Two deadlines control everything: prompt notice to your employer, and a four-year limit to file the claim, running from the date you knew or should have known your disability was connected to your work. For gradual injuries — the warehouse back, the landscaper’s shoulder, occupational hearing loss — that trigger date is often disputed, which cuts in favor of filing sooner rather than later.
In disputed claims, the system is built so workers can afford counsel: when you win, the insurer generally pays your attorney’s fee in addition to your benefits.
When the Insurer Says No
Denials in East Bridgewater claims tend to follow a script: the injury “wasn’t reported properly,” the disability is “really” a pre-existing condition, the insurer’s examining doctor says you can work full duty. None of these is the last word. Massachusetts law compensates aggravations of pre-existing conditions, late-documented injuries can be proven through medical records and witnesses, and one-sided medical opinions get tested against your treating physicians’ at hearing. We’ve been litigating these disputes at the DIA for more than 20 years.
Third-Party Lawsuits on Top of Comp
Workers’ comp never pays for pain and suffering — but a negligence lawsuit does. Under §15 of Chapter 152, if someone other than your employer caused your injury, you can sue them while collecting comp. The classic East Bridgewater examples: a worker driving for the job who’s rear-ended on Route 18 or Route 106, a subcontractor injured by another company’s crew, or anyone hurt by defective equipment. Comp pays now; the third-party case pursues full damages. Our workers’ compensation practice page explains how the lien and offset rules make the two claims work together.
Retaliation Protection
Firing or punishing a worker for filing a comp claim is unlawful in Massachusetts.
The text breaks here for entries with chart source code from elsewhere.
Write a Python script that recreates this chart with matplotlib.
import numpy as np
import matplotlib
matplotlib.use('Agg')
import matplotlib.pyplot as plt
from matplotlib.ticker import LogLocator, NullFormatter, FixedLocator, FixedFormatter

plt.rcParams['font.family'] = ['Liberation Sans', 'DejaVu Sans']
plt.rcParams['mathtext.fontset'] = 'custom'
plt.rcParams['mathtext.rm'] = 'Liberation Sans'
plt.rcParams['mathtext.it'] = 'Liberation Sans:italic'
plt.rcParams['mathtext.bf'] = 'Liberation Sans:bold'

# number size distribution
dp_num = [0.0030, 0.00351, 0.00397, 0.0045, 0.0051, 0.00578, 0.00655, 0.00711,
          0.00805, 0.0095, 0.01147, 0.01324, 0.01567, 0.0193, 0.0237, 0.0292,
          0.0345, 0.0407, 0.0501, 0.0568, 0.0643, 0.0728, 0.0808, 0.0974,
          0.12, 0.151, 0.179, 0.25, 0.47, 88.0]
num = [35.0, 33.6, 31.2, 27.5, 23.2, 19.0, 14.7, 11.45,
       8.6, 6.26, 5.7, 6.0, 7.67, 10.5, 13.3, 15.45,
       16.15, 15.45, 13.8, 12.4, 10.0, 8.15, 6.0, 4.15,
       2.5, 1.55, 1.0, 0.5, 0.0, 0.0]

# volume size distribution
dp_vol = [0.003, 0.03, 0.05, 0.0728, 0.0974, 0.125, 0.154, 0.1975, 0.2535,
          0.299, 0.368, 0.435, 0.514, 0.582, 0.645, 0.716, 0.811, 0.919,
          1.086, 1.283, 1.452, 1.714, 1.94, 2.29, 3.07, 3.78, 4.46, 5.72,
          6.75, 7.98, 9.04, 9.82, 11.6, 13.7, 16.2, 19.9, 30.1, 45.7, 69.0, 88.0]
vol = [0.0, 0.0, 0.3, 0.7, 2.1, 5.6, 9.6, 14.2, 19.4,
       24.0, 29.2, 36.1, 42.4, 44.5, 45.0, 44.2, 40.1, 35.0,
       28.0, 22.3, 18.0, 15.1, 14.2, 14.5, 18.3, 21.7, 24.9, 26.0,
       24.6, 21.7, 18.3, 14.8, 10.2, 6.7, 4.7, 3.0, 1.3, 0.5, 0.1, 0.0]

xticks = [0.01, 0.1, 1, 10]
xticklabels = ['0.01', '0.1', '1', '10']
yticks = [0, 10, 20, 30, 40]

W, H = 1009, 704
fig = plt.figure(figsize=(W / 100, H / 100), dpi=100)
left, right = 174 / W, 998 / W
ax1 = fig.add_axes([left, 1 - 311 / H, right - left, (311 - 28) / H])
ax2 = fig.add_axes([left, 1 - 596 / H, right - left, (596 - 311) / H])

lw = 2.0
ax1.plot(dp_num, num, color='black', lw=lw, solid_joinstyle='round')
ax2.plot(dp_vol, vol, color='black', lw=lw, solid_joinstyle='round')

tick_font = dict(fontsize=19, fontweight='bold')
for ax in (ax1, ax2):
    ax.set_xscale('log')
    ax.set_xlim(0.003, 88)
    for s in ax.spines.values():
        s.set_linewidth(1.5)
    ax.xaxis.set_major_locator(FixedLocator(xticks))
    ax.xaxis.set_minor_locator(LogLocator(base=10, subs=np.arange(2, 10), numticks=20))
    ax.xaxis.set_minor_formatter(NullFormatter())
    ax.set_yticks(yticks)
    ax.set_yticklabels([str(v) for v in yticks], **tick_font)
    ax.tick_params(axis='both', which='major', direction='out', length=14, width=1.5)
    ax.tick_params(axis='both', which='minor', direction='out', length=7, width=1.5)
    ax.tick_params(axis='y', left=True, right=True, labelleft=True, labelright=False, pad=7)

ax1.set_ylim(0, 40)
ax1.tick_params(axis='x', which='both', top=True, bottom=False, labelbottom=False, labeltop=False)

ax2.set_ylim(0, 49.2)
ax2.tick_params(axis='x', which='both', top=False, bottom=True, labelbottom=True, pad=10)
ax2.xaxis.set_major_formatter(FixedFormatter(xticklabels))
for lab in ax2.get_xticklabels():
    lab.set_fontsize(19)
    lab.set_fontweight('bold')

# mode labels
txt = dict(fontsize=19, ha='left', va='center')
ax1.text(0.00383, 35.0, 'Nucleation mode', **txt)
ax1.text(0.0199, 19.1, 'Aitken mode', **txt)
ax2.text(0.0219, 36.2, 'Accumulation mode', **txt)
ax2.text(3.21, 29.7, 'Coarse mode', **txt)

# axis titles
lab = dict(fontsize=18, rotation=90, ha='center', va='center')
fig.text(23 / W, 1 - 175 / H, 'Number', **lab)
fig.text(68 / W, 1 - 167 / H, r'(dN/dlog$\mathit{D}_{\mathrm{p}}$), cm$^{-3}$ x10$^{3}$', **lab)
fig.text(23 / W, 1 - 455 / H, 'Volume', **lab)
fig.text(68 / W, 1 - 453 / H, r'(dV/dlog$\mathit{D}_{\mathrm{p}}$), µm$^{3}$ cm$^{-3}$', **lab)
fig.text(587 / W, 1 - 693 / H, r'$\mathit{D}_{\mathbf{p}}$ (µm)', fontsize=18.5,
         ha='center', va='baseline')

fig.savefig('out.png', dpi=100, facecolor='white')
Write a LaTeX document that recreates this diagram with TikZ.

If your hours were cut, your duties changed punitively, or you were let go after reporting an injury, tell us — it may add a separate claim with separate damages.
Talk to an East Bridgewater Workers’ Comp Lawyer
Robert Shea and Joseph Culgin have spent over two decades securing benefits for injured Plymouth County workers. The consultation is free, and there’s no fee unless we win. Call 617-674-0408 today.
East Bridgewater Workers’ Compensation FAQ
I live in East Bridgewater but was hurt working in Brockton. Where is my claim handled?
At the Department of Industrial Accidents — there’s no “local court” for comp claims, and where you live or work doesn’t limit your lawyer choice. Our Brockton office sits in the middle of where most East Bridgewater residents actually work.
My employer is a small business without comp insurance. Am I out of luck?
No. Massachusetts maintains the Workers’ Compensation Trust Fund to pay claims against uninsured employers, and the uninsured employer faces serious penalties. Your benefits don’t depend on your boss having followed the law.
Can I collect workers’ comp and still bring a claim against the driver who hit me while I was working?
Yes — that’s precisely what §15 third-party claims are for. Comp pays wage and medical benefits now; the lawsuit against the at-fault driver pursues pain and suffering and full damages. The comp insurer gets repaid from the lawsuit under statutory lien rules we negotiate down wherever possible.
Do I really need a lawyer if the insurer is already paying me?
Not always — but checks that arrive on time can still be calculated on the wrong average weekly wage, and voluntary payments can stop without much warning during the first 180 days. A free consultation to verify your rate and protect your position costs you nothing.